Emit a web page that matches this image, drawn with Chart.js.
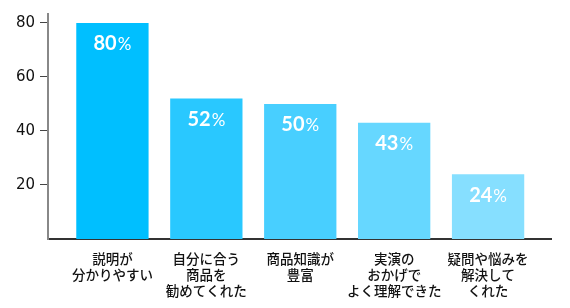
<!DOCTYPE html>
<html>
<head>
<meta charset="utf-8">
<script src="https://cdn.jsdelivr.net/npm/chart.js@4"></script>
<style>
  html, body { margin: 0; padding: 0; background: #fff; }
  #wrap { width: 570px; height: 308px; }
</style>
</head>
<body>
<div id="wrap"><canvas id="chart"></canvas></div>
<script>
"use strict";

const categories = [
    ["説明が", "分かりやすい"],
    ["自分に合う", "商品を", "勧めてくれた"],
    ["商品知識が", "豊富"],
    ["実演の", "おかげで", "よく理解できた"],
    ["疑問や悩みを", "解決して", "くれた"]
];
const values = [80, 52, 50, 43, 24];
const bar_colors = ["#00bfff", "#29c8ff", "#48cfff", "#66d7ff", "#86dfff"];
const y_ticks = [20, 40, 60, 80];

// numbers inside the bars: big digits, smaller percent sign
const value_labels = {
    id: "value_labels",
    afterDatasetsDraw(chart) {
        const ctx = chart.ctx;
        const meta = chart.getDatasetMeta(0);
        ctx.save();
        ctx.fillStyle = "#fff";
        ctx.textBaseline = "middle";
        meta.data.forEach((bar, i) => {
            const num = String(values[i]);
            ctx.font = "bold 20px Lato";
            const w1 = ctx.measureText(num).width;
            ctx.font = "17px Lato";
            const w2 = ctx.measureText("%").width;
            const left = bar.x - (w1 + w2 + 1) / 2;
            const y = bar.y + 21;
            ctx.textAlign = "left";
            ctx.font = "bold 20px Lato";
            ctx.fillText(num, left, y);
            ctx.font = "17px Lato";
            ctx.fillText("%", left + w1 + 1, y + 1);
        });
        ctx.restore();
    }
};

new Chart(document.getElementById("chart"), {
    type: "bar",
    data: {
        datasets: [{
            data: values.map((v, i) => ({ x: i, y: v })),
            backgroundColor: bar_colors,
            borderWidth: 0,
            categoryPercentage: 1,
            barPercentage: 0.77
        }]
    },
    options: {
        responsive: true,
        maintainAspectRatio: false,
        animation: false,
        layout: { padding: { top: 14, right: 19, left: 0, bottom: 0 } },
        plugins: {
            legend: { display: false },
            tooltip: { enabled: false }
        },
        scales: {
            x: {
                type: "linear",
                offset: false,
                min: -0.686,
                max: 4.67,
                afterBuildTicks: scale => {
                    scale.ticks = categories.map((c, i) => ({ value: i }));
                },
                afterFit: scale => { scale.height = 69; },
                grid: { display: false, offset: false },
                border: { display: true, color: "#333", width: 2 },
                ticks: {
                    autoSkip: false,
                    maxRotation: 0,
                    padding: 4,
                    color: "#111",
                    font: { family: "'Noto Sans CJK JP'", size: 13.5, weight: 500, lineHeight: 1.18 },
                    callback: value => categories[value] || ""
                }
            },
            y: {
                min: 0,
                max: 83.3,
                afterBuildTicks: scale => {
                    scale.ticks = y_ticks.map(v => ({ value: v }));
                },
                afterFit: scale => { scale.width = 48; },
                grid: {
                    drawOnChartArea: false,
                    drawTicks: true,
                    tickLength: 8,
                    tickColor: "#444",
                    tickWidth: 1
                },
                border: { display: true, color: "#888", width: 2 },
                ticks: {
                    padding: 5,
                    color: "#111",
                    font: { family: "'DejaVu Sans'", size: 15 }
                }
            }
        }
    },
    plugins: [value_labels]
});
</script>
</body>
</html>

- - - - -

Your task is to reproduce exactly the lines from the start of the data above through the line containing "const y_ticks = [20, 40, 60, 80];", leaving every picture out.

Emit a web page that matches this image, drawn with Chart.js.
<!DOCTYPE html>
<html>
<head>
<meta charset="utf-8">
<script src="https://cdn.jsdelivr.net/npm/chart.js@4"></script>
<style>
  html, body { margin: 0; padding: 0; background: #fff; }
  #wrap { width: 570px; height: 308px; }
</style>
</head>
<body>
<div id="wrap"><canvas id="chart"></canvas></div>
<script>
"use strict";

const categories = [
    ["説明が", "分かりやすい"],
    ["自分に合う", "商品を", "勧めてくれた"],
    ["商品知識が", "豊富"],
    ["実演の", "おかげで", "よく理解できた"],
    ["疑問や悩みを", "解決して", "くれた"]
];
const values = [80, 52, 50, 43, 24];
const bar_colors = ["#00bfff", "#29c8ff", "#48cfff", "#66d7ff", "#86dfff"];
const y_ticks = [20, 40, 60, 80];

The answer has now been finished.